Answer: The answer is 25 sq. units.

Step-by-step explanation:  We are given to find the area of a quadrilateral with vertices A(1, 0), B(5, 3), C(2, 7) and D(-2, 4).

The quadrilateral is drawn on the co-ordinate plane as shown in the attached file.
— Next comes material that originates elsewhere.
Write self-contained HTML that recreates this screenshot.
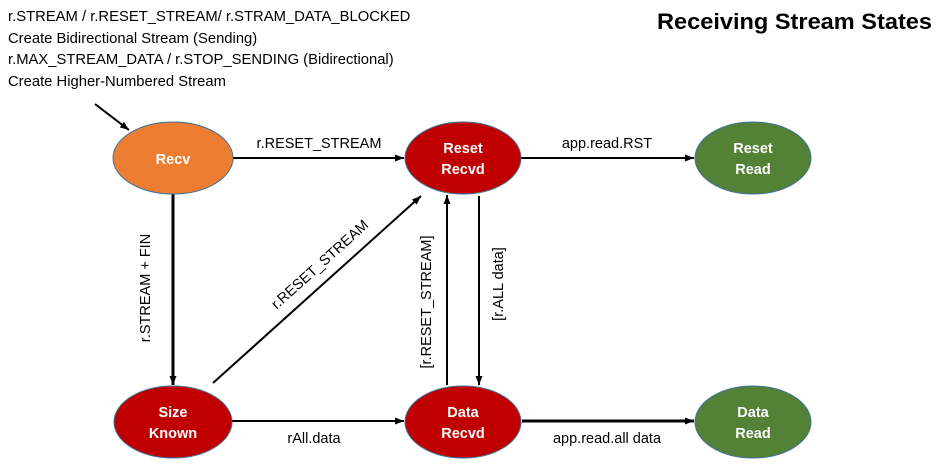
<!DOCTYPE html>
<html><head><meta charset="utf-8"><style>
body{margin:0;background:#fff;width:939px;height:463px;overflow:hidden}
svg{font-family:"Liberation Sans",sans-serif}
</style></head><body>
<svg width="939" height="463" viewBox="0 0 939 463" xmlns="http://www.w3.org/2000/svg">
<defs><marker id="a" markerWidth="10" markerHeight="10" refX="9" refY="5" orient="auto" markerUnits="userSpaceOnUse"><path d="M0,1.5 L9,5 L0,8.5 z" fill="#000"/></marker></defs>
<g font-size="14.8" fill="#000">
<text x="8" y="21">r.STREAM / r.RESET_STREAM/ r.STRAM_DATA_BLOCKED</text>
<text x="8" y="43">Create Bidirectional Stream (Sending)</text>
<text x="8" y="64">r.MAX_STREAM_DATA / r.STOP_SENDING (Bidirectional)</text>
<text x="8" y="86">Create Higher-Numbered Stream</text>
</g>
<text x="932" y="29" text-anchor="end" font-size="22.5" font-weight="bold" textLength="275" lengthAdjust="spacingAndGlyphs">Receiving Stream States</text>
<g stroke="#000" stroke-width="2" fill="none">
<line x1="95" y1="104" x2="129" y2="130" marker-end="url(#a)"/>
<line x1="232" y1="158" x2="404" y2="158" marker-end="url(#a)"/>
<line x1="521" y1="158" x2="694" y2="158" marker-end="url(#a)"/>
<line x1="173" y1="194" x2="173" y2="385" stroke-width="3" marker-end="url(#a)"/>
<line x1="232" y1="421" x2="404" y2="421" marker-end="url(#a)"/>
<line x1="522" y1="421" x2="694" y2="421" stroke-width="3" marker-end="url(#a)"/>
<line x1="213" y1="383" x2="421" y2="196" marker-end="url(#a)"/>
<line x1="447" y1="385" x2="447" y2="195" marker-end="url(#a)"/>
<line x1="479" y1="196" x2="479" y2="385" marker-end="url(#a)"/>
</g>
<g stroke="#41719c" stroke-width="1">
<ellipse cx="173" cy="158" rx="60" ry="36" fill="#ed7d31"/>
<ellipse cx="463" cy="158" rx="58" ry="36" fill="#c00000"/>
<ellipse cx="753" cy="158" rx="58" ry="36" fill="#538135"/>
<ellipse cx="173" cy="422" rx="59" ry="36" fill="#c00000"/>
<ellipse cx="463" cy="422" rx="58" ry="36" fill="#c00000"/>
<ellipse cx="753" cy="422" rx="58" ry="36" fill="#538135"/>
</g>
<g fill="#fff" font-weight="bold" font-size="14.5" text-anchor="middle">
<text x="173" y="164">Recv</text>
<text x="463" y="153">Reset</text><text x="463" y="174">Recvd</text>
<text x="753" y="153">Reset</text><text x="753" y="174">Read</text>
<text x="173" y="417">Size</text><text x="173" y="438">Known</text>
<text x="463" y="417">Data</text><text x="463" y="438">Recvd</text>
<text x="753" y="417">Data</text><text x="753" y="438">Read</text>
</g>
<g font-size="14.5" fill="#000">
<text x="319" y="148" text-anchor="middle">r.RESET_STREAM</text>
<text x="607" y="148" text-anchor="middle">app.read.RST</text>
<text x="314" y="443" text-anchor="middle">rAll.data</text>
<text x="607" y="443" text-anchor="middle">app.read.all data</text>
<text transform="translate(150,288) rotate(-90)" text-anchor="middle">r.STREAM + FIN</text>
<text transform="translate(323,268) rotate(-42)" text-anchor="middle">r.RESET_STREAM</text>
<text transform="translate(431,302) rotate(-90)" text-anchor="middle">[r.RESET_STREAM]</text>
<text transform="translate(503,284) rotate(-90)" text-anchor="middle">[r.ALL data]</text>
</g>
</svg>
</body></html>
First, we will find the lengths of all the sides using distance formula, which states that

If (a, b) and (c, d) be any two points on a plane, then the distance between them is given by

$D=\sqrt{(c-a)^2+(d-b)^2}.$

So, we have

$AB=\sqrt{(5-1)^2+(3-0)^2}=\sqrt{16+9}=\sqrt{25}=5,\\\\BC=\sqrt{(2-5)^2+(7-3)^2}=\sqrt{9+16}=\sqrt{25}=5,\\\\CD=\sqrt{(-2-2)^2+(4-7)^2}=\sqrt{16+9}=\sqrt{25}=5,\\\\DA=\sqrt{(1+2)^2+(0-4)^2}=\sqrt{9+16}=\sqrt{25}=5.$

Also, the slopes of AB(m), BC(n), CD(o) and DA(p) are given by

$m=\dfrac{3-0}{5-1}=\dfrac{3}{4},\\\\n=\dfrac{7-3}{2-5}=-\dfrac{4}{3},\\\\o=\dfrac{4-7}{-2-2}=\dfrac{3}{4},\\\\p=\dfrac{0-4}{1+2}=-\dfrac{4}{3}.$

Since m × n = n × o = o × p = p × m =-1, m = o, n = p and AB = BC = CD = DA, so we have

all the sides are equal, opposite sides are parallel and adjacent sides are perpendicular, therefore the quadrilateral ABCD is a square.

Hence, the area of quadrilateral ABCD is given by

$Area=5\times 5=25~\textup{sq. units.}$

Thus, the answer is 25 sq. units.